Ou há liberdade de expressão nas redes sociais ou não há; se houver restrições, não haverá redes livres. Está aí o começo, o meio e o fim da história. Não é possível esperar que as restrições venham do céu e tenham infalibilidade divina. Elas terão, obrigatoriamente, de ser escritas por alguém – e esse alguém será o Estado em alguma de suas “personas”, algo tão certo quanto o sol e a chuva.

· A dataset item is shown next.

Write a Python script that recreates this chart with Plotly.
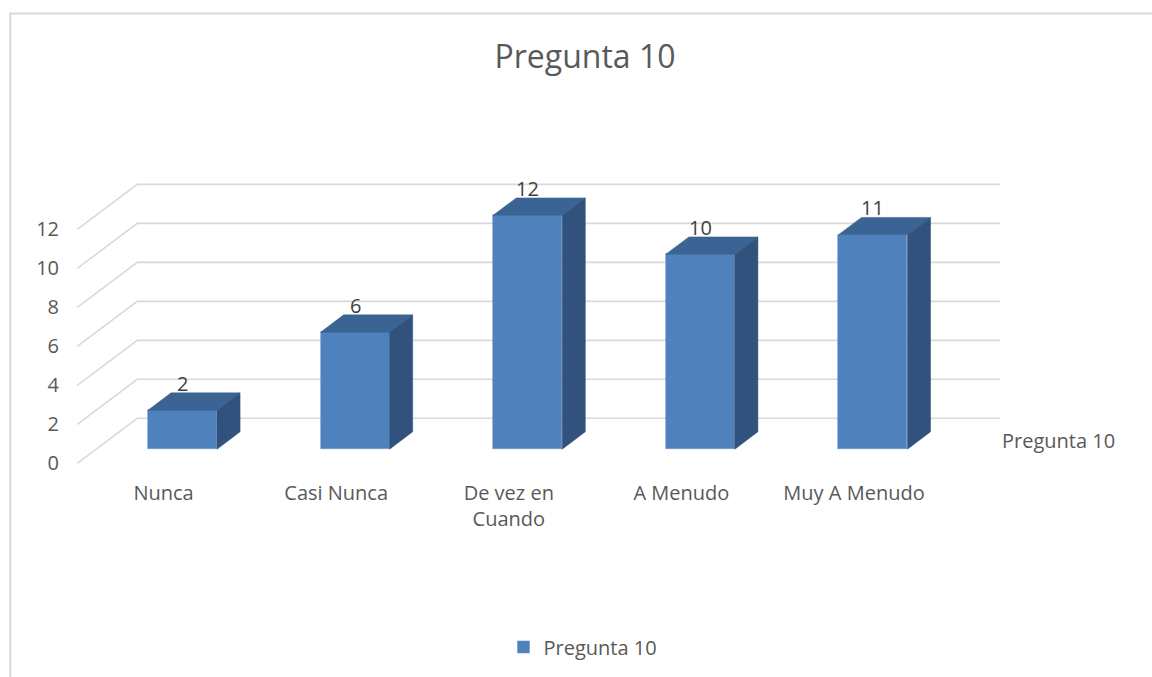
import plotly.graph_objects as go

# ---- data ----
categories = ["Nunca", "Casi Nunca", "De vez en<br>Cuando", "A Menudo", "Muy A Menudo"]
values = [2, 6, 12, 10, 11]
series_name = "Pregunta 10"
title_text = "Pregunta 10"
y_ticks = [0, 2, 4, 6, 8, 10, 12]

# ---- geometry of the pseudo-3D frame (data units) ----
DX = 0.3476      # depth offset along x (category units)
DY = 2.3136      # depth offset along y (value units)
D0, D1 = 0.315, 0.70   # bar front/back depth fractions
BW = 0.40        # bar width (category units)

FRONT = "#4F81BD"
TOP = "#3B6393"
SIDE = "#30527D"
GRID = "#D9D9D9"
TXT = "#595959"
FONT = "Open Sans"

W, H = 1152, 677
# pixel anchors: x=-0.5 -> 77px, 1 cat = 172.6px ; y=0 -> 463px, 1 unit = 19.45px
PXC, PXV = 172.6, 19.45
XR = [-0.6, 4.95]
YR = [-0.8, 15.0]
ml = 77 - (-0.5 - XR[0]) * PXC
pw = (XR[1] - XR[0]) * PXC
mr = W - ml - pw
mt = 463 - YR[1] * PXV
ph = (YR[1] - YR[0]) * PXV
mb = H - mt - ph

fig = go.Figure()
n = len(categories)

# back wall / floor gridlines (below the bars)
for v in y_ticks:
    path = "M {a},{b} L {c},{d} L {e},{d}".format(
        a=-0.5, b=v, c=-0.5 + DX, d=v + DY, e=n - 0.5 + DX)
    fig.add_shape(type="path", xref="x", yref="y", path=path,
                  line=dict(color=GRID, width=1.6), layer="below")

# top and side faces
for i, v in enumerate(values):
    xl0 = i - BW / 2 + D0 * DX
    xr0 = i + BW / 2 + D0 * DX
    xl1 = i - BW / 2 + D1 * DX
    xr1 = i + BW / 2 + D1 * DX
    yb0, yb1 = D0 * DY, D1 * DY
    yt0, yt1 = v + D0 * DY, v + D1 * DY
    fig.add_trace(go.Scatter(x=[xl0, xr0, xr1, xl1, xl0], y=[yt0, yt0, yt1, yt1, yt0],
                             fill="toself", fillcolor=TOP, mode="lines",
                             line=dict(color=TOP, width=0.5), hoverinfo="skip", showlegend=False))
    fig.add_trace(go.Scatter(x=[xr0, xr1, xr1, xr0, xr0], y=[yt0, yt1, yb1, yb0, yt0],
                             fill="toself", fillcolor=SIDE, mode="lines",
                             line=dict(color=SIDE, width=0.5), hoverinfo="skip", showlegend=False))

# front faces as real bars
fig.add_trace(go.Bar(x=[i + D0 * DX for i in range(n)], y=values, base=D0 * DY, width=BW,
                     marker=dict(color=FRONT, line=dict(color="#6C96CB", width=0.6)),
                     name=series_name, showlegend=True))

# data labels
for i, v in enumerate(values):
    fig.add_annotation(x=i + D0 * DX, y=v + D0 * DY, text=str(v), showarrow=False,
                       yanchor="middle", yshift=27, font=dict(family=FONT, size=20, color="#404040"))

# series (depth) axis label
fig.add_annotation(x=n - 0.5 + DX, y=0.5 * DY, text=series_name, showarrow=False,
                   xanchor="left", yanchor="middle", xshift=0,
                   font=dict(family=FONT, size=20, color=TXT))

# chart border
def px2paper_x(px):
    return (px - ml) / pw

def px2paper_y(py):
    return (mt + ph - py) / ph

fig.add_shape(type="rect", xref="paper", yref="paper",
              x0=px2paper_x(10), x1=px2paper_x(1170), y0=px2paper_y(700), y1=px2paper_y(14),
              line=dict(color=GRID, width=2), fillcolor="rgba(0,0,0,0)", layer="below")

fig.update_layout(
    width=W, height=H,
    margin=dict(l=ml, r=mr, t=mt, b=mb, autoexpand=False),
    paper_bgcolor="white", plot_bgcolor="white",
    title=dict(text=title_text, xref="container", yref="container", x=585 / W, y=1 - 57 / H,
               xanchor="center", yanchor="middle", font=dict(family=FONT, size=32, color=TXT)),
    xaxis=dict(range=XR, tickvals=list(range(n)), ticktext=categories, showgrid=False,
               zeroline=False, showline=False, ticks="", automargin=False,
               tickfont=dict(family=FONT, size=20, color=TXT)),
    yaxis=dict(range=YR, tickvals=y_ticks, showgrid=False, zeroline=False, showline=False,
               ticks="", automargin=False, tickfont=dict(family=FONT, size=20, color=TXT)),
    showlegend=True,
    legend=dict(orientation="h", xref="container", yref="container", x=583 / W, y=1 - 647 / H,
                xanchor="center", yanchor="middle", font=dict(family=FONT, size=20, color=TXT)),
    bargap=0,
)

fig.write_html("out.html", config={"displayModeBar": False},
               post_script="document.body.style.margin='0';")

A liberdade de manifestação é uma conquista do ser humano, como a linguagem escrita e o direito à vida. Não pode ser reduzida a uma concessão a ser dada ou negada pelo Estado, como um alvará para o horário de funcionamento das padarias. Mais que tudo, é de uma pretensão infinita achar que funcionários ou mandarins do Estado tenham mais capacidade ou mais competência para estabelecer o que é verdade ou mentira, realidade ou malícia, certo e errado, do que você ou seu vizinho.

O presidente do STF diz que a regulamentação das redes sociais, que acaba de ser ilegalmente imposta ao Brasil, acabará com a “incivilidade” na internet. É falso. O que acaba com a incivilidade é a aplicação da lei, regra fundamental das repúblicas, e não os despachos ideológicos de juízes que jamais receberam um voto na vida. Há, sim, civilidade no uso das redes sociais brasileiras, porque há leis às quais elas se subordinam. Quem está criando a incivilidade é o STF, que declara “inconstitucional” a aplicação das leis existentes.

Todo o debate sobre a internet, na verdade, está fundamentado nessa contrafação, tão mentirosa quanto arrogante: a de que as redes sociais são uma “terra sem lei” explorada por “multinacionais” que têm um “projeto de direita” e só buscam o “lucro”. Não é nada disso. As redes estão sujeitas ao Marco Civil da Internet e a todo o resto da legislação que já protege o cidadão de qualquer delito que venha a ser cometido pelo uso do direito à livre palavra.

O que o STF fez, em nome do avanço “civilizatório” e para desfrute da máquina estatal, foi eliminar do Marco Civil, justamente, o artigo que impedia a censura imposta pelo guarda da esquina – só por decisão judicial, dizia-se ali, alguma postagem nas redes poderia ser proibida. A internet tinha lei, sim. Mas era uma lei da qual o STF, o governo e a esquerda não gostavam. Cria-se uma lei fora do Congresso, então.

De um tribunal de Justiça em que o ministro Gilmar Mendes diz que “todos nós admiramos” o sistema “chinês” de tratar com a liberdade de expressão, pode-se esperar tudo e qualquer coisa – a começar pela censura disfarçada de “civilidade”.